Here's a nice alternative to converting the pressure to #"Pa"# and the volume to #"m"^3# in order to get the answer in Joules.
In your case, the expression of the work done by the system is
#W = -P_("exterior") * DeltaV#
You can first calculate the work in #"L" * "atm"# and then convert to #"Joules"# by using two expressions of the ideal gas constant, #"R"#.
Since #"R"# is both equal to
#"R" = 8.314 "J"/("mol" * "K")#, (1) and
#"R" = 0.08206 ("atm" * "L")/("mol" * "K")#, (2)

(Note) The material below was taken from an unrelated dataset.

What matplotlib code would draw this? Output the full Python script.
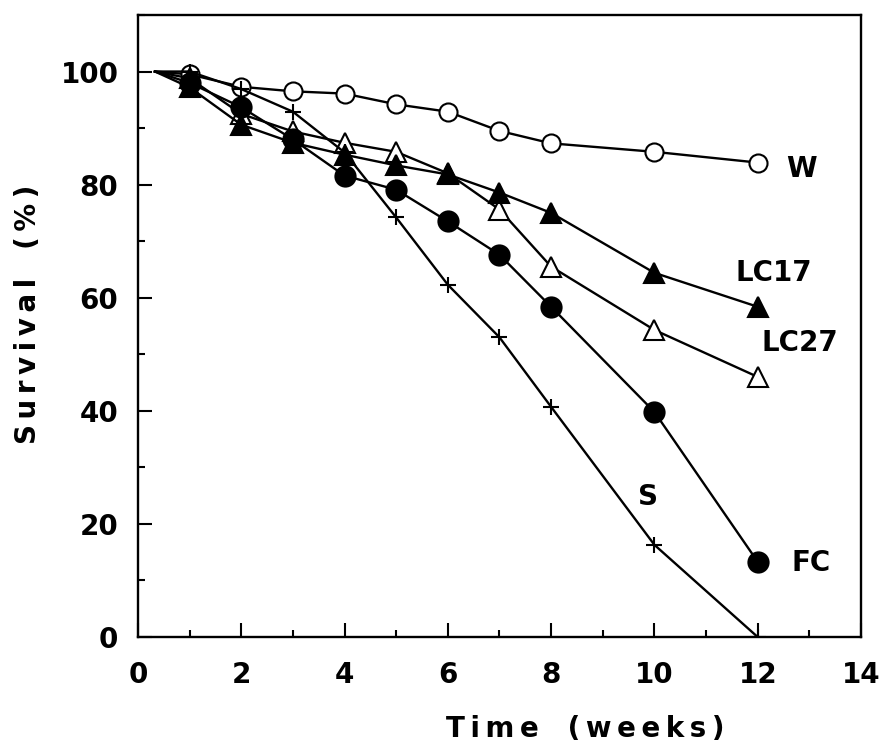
import matplotlib.pyplot as plt
from matplotlib.ticker import MultipleLocator, FixedLocator

plt.rcParams['font.family'] = ['DejaVu Sans']
plt.rcParams['font.weight'] = 'bold'

# weeks (first value is the common start point, drawn without a marker)
weeks = [0.33, 1, 2, 3, 4, 5, 6, 7, 8, 10, 12]

w_surv = [100, 99.5, 97.3, 96.5, 96.1, 94.2, 92.9, 89.5, 87.3, 85.8, 83.9]
lc17_surv = [100, 97.2, 90.6, 87.4, 85.3, 83.4, 81.8, 78.6, 75.0, 64.4, 58.4]
lc27_surv = [100, 98.8, 92.5, 89.4, 87.4, 85.8, 82.0, 75.6, 65.5, 54.3, 46.0]
fc_surv = [100, 98.0, 93.7, 88.0, 81.6, 79.1, 73.5, 67.6, 58.4, 39.8, 13.3]
s_surv = [100, 100, 96.9, 92.9, 85.7, 74.2, 62.3, 53.0, 40.7, 16.3, 0]

series_names = ['W', 'LC17', 'LC27', 'FC', 'S']
label_x = [12.84, 12.32, 12.82, 13.03, 9.88]
label_y = [82.7, 64.4, 52.0, 13.1, 24.8]

x_ticks = [0, 2, 4, 6, 8, 10, 12, 14]
y_ticks = [0, 20, 40, 60, 80, 100]


def spaced(s, sep='\u2009'):
    # imitate the wide letter spacing of the original typesetting
    return sep.join(s)


fig = plt.figure(figsize=(8.84, 7.49), dpi=100)
ax = fig.add_axes([0.156, 0.1495, 0.818, 0.8305])

lw = 1.7
mk = dict(markevery=list(range(1, len(weeks))), color='black', lw=lw, mew=1.5)
ax.plot(weeks, w_surv, marker='o', ms=13, mfc='white', **mk)
ax.plot(weeks, lc27_surv, marker='^', ms=14, mfc='white', **mk)
ax.plot(weeks, lc17_surv, marker='^', ms=14, mfc='black', **mk)
ax.plot(weeks, fc_surv, marker='o', ms=14.5, mfc='black', **mk)
ax.plot(weeks, s_surv, marker='+', ms=12, mfc='black', **mk)

for name, lx, ly in zip(series_names, label_x, label_y):
    ax.text(lx, ly, name, fontsize=20, fontweight='bold',
            ha='center', va='center')

ax.set_xlim(0, 14)
ax.set_ylim(0, 110)
ax.xaxis.set_major_locator(FixedLocator(x_ticks))
ax.xaxis.set_minor_locator(MultipleLocator(1))
ax.yaxis.set_major_locator(FixedLocator(y_ticks))
ax.yaxis.set_minor_locator(MultipleLocator(10))

ax.tick_params(which='both', direction='in', width=1.5, top=False, right=False,
               labelsize=20)
ax.tick_params(which='major', length=10)
ax.tick_params(axis='x', which='major', pad=17)
ax.tick_params(axis='y', which='major', pad=14)
ax.tick_params(which='minor', length=5)
for sp in ax.spines.values():
    sp.set_linewidth(1.7)

ax.set_xlabel(spaced('Time') + '   ' + spaced('(weeks)'), fontsize=20, fontweight='bold')
ax.set_ylabel(spaced('Survival') + '   ' + spaced('(%)'), fontsize=20, fontweight='bold')
ax.xaxis.set_label_coords(0.618, -0.125)
ax.yaxis.set_label_coords(-0.133, 0.518)

fig.savefig('out.png', dpi=100)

you can divide the two values and come up with a conversion factor that'll take you from atm L to Joules
#((1))/((2)) => (8.314 "J"/(cancel("mol" * "K")))/(0.082("atm" * "L")/(cancel("mol" * "K"))) = "8.314 J"/("0.082 atm" * "L")#
So, if you calculate the work done by the system this way you'll get
#"W" = -"4.1 atm" * (70.8-24.8) * 10^(-3)"L" = "-0.18856 atm" * "L"#
In Joules, this would be
#-0.1886cancel("atm" * "L") * "8.314 J"/(0.08206cancel("atm" * "L")) = "-19.1 J"#
So, if you ever need a quick way to get to Joules from atm L, use the ratio of the two values for the ideal gas constant.